You may pass the intertidal_zone argument to define a height above sea-level where sediment is still transported.

The following test has three sediment peaks, one below sea-level, one in the intertidal zone and one above the intertidal zone. In the latter two cases, sediment is transported.

The transport_test_input has a box of $120 \times 1$ with a resolution of 125m (15km total). We divide the domain into three sections: dry ($h > 10m$), intertidal ($10m > h > 0m$) and wet zones ($0m > h$). The dry zone never has transport, the wet zone always has transport, but the intertidal zone only has transport enabled when we set intertidal_zone to 10u"m".

intertidal zone test

file:examples/transport/1d-intertidal-zone.jl
#| creates: docs/src/_fig/1d-intertidal.svg
#| collect: figures

module Script
    using CarboKitten
    using CarboKitten.Testing: transport_test_input
    using CairoMakie

    include("plot-1d-evolution.jl")

    function three_peaks(x, y)
        sum(exp(-(x-μ)^2 / (2 * (0.5u"km")^2)) * 9.0u"m"
            for μ in [2.5u"km", 7.5u"km", 12.5u"km"])
    end

    function staircase(dx, dy, y0)
        return function (x, _)
            floor(x / dx) * dy + y0
        end
    end

    v_const(v_max) = _ -> (Vec2(v_max, 0.0u"m/yr"), Vec2(0.0u"1/yr", 0.0u"1/yr"))

    function main()
        CairoMakie.activate!()

        input = transport_test_input(
            initial_topography = staircase(5.0u"km", -10.0u"m", 10.0u"m"),
            initial_sediment = three_peaks,
            disintegration_rate = 50000.0u"m/Myr",
            wave_velocity = v_const(-1u"km/Myr"),
            intertidal_zone = 10u"m"
        )

        fig = plot_1d_evolution(input, 1000)
        save("docs/src/_fig/1d-intertidal.svg", fig)
    end
end

Script.main()

The following tests that we see the expected behaviours both without an intertidal zone (input1) and with (input1).
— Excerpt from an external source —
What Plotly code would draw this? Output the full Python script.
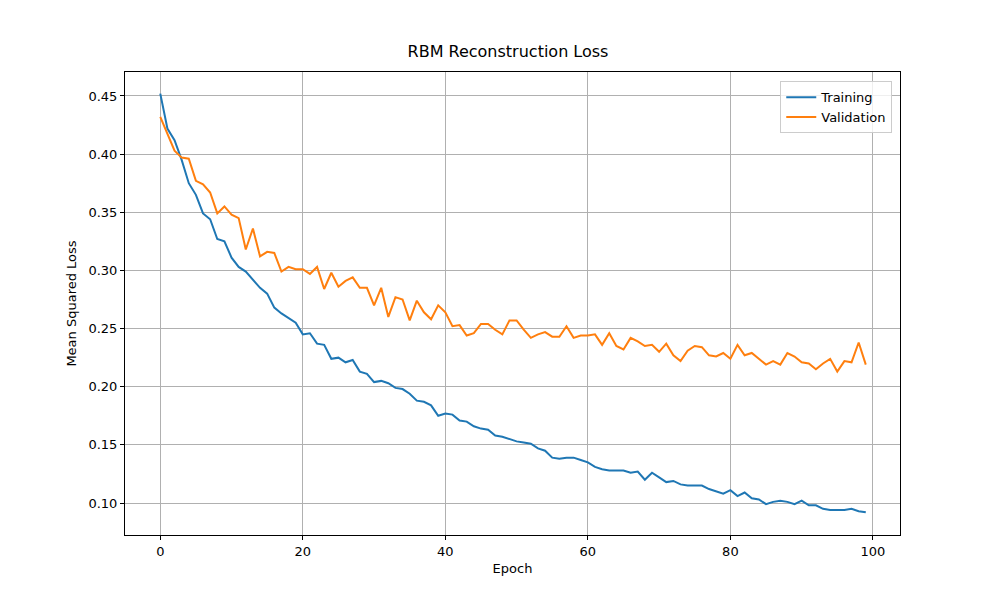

The regions split at grid locations 40 and 80, so we test slices 10:30, 50:70 and 90:110. This ommits the boundaries where numeric artifacts could be encountered.

file:test/Transport/IntertidalZoneSpec.jl
@testset "CarboKitten.Transport.IntertidalZone" begin
    using CarboKitten
    using CarboKitten.Testing: transport_test_input

    function end_sediment_height(input)
        state = ALCAP.initial_state(input)
        run_model((_, _) -> (), Model{ALCAP}, input, state)
        return state.sediment_height
    end

    function three_peaks(x, y)
        sum(exp(-(x-μ)^2 / (2 * (0.5u"km")^2)) * 9.0u"m"
            for μ in [2.5u"km", 7.5u"km", 12.5u"km"])
    end

    function staircase(dx, dy, y0)
        return function (x, _)
            floor(x / dx) * dy + y0
        end
    end

    v_const(v_max) = _ -> (Vec2(v_max, 0.0u"m/yr"), Vec2(0.0u"1/yr", 0.0u"1/yr"))
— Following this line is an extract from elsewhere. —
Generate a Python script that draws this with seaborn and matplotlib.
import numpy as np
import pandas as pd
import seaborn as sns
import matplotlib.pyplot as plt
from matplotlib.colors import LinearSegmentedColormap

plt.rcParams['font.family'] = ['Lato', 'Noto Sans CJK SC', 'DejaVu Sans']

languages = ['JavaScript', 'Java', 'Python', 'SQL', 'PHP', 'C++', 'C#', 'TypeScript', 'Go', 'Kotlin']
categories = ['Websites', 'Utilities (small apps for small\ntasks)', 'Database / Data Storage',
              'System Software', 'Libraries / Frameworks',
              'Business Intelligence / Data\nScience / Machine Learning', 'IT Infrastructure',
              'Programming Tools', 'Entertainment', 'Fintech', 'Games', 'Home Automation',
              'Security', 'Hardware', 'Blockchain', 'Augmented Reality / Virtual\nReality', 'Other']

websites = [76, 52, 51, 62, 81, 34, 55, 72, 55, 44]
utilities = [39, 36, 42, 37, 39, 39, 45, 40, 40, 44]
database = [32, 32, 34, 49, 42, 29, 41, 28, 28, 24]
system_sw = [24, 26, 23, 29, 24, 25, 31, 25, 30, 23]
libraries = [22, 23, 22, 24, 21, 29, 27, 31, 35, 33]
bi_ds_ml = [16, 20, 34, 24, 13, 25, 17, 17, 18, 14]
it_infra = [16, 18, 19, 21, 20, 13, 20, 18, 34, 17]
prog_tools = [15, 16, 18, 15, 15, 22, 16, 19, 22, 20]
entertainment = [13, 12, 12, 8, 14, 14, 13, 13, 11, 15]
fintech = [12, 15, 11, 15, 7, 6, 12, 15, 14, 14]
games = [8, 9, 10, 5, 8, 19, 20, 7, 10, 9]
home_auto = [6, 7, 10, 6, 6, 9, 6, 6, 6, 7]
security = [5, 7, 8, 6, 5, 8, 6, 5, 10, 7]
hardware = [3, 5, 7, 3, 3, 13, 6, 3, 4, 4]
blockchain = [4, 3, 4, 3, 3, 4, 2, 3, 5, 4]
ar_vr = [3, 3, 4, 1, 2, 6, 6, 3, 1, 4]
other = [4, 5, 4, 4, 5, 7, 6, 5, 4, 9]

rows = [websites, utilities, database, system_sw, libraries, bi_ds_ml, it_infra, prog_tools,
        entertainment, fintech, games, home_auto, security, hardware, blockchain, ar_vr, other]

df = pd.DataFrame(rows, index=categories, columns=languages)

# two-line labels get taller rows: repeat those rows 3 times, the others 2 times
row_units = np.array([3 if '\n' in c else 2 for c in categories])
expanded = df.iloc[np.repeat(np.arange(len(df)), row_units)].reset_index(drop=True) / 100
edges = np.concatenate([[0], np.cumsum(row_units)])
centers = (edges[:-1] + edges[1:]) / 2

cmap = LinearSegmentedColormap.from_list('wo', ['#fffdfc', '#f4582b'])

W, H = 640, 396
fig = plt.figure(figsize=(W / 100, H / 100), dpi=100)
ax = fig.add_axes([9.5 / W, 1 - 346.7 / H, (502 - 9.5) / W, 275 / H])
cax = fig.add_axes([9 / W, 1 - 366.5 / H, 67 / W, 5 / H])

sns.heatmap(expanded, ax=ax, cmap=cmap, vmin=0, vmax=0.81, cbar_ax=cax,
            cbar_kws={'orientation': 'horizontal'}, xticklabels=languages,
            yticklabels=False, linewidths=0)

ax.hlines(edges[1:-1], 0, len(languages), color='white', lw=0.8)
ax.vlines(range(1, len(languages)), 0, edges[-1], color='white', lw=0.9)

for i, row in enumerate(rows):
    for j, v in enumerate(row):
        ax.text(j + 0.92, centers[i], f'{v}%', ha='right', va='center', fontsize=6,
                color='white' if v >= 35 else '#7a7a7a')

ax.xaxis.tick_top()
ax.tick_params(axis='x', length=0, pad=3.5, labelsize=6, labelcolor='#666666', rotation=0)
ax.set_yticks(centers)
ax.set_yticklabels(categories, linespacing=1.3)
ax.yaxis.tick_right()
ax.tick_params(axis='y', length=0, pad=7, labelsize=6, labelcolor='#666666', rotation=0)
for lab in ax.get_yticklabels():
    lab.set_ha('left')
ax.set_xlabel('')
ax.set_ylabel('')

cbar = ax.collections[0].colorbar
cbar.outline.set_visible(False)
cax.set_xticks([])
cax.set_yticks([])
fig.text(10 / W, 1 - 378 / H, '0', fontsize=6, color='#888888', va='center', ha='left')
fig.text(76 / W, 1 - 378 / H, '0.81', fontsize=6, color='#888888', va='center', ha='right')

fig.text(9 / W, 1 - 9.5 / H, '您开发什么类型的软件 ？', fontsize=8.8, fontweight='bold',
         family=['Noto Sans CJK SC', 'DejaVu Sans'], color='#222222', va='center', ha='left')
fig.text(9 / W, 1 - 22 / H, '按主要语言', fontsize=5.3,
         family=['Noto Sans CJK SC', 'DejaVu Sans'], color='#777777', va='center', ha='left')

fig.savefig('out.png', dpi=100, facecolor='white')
    input1 = transport_test_input(
        initial_topography = staircase(5.0u"km", -10.0u"m", 10.0u"m"),
        initial_sediment = three_peaks,
        disintegration_rate = 50000.0u"m/Myr",
        wave_velocity = v_const(-1u"km/Myr"),
        intertidal_zone = 0u"m"
    )

    output1 = end_sediment_height(input1)[:, 1]

    input2 = transport_test_input(
        initial_topography = staircase(5.0u"km", -10.0u"m", 10.0u"m"),
        initial_sediment = three_peaks,
        disintegration_rate = 50000.0u"m/Myr",
        wave_velocity = v_const(-1u"km/Myr"),
        intertidal_zone = 10u"m"
    )

    output2 = end_sediment_height(input2)[:, 1]

    @test output1[10:30] ≈ output1[50:70] atol=0.01u"m"
    @test !isapprox(output1[50:70], output1[90:110], atol=1.0u"m")

    @test !isapprox(output2[10:30], output2[50:70], atol=1.0u"m")
    @test output2[50:70] ≈ output2[90:110] atol=0.01u"m"
end
  • 1Literature on active (or mixing) layer transport modeling is vast. Most of which is concerned with much smaller time scales, and more complicated physics than we are mostly dealing with.
  • 2Note that in other approaches to active layer transport, like Paola 1992, there would be a factor $1/C_f$. Here we have a different interpretation to what the concentration means: the sediment settles down after transport, such that the concentration has no impact on the change in sediment surface elevation.